= Phil Day (town planner) =

Philip Denny Day (1924 - 17 March 2011) was an Australian town planner and politician.

Day was educated at Yeronga before attending Anglican Church Grammar School in Brisbane. He began studying law but enlisted in the Australian Army during World War II, serving for three years after the war in occupied Japan as an intelligence officer. He graduated in 1953 and joined the public service in Canberra, and was also elected to the Australian Capital Territory Advisory Council, serving from 1955 to 1957 as a Liberal and then from 1957 to 1959 as an Independent. He was an Independent candidate for the Division of Australian Capital Territory in the 1958 Australian federal election.

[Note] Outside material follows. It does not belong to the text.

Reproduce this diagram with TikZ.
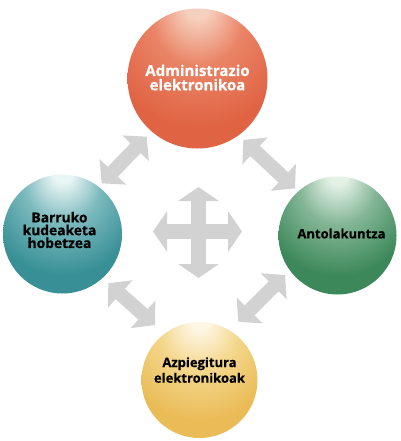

He subsequently moved to Sydney, where he trained in town and country planning. Initially with the Department of Local Government, he moved to the Department of Decentralisation and Development in 1968, eventually becoming director. He was next director of town planning for Brisbane City Council, and then moved to the University of Queensland, where he was head of school from 1977 to 1980, when he moved to the Australian Institute of Urban Studies as director. He retired from the Institute and wrote his last report in 1989 as a member of the Chalk Committee of Inquiry into Valuation and Rating. From 1987 he was editor of Queensland Planner, and wrote frequently for The Courier-Mail. In his eighties he published Hijacked Inheritance, based on his doctorate thesis which he had completed at the age of 77. Day died in 2011.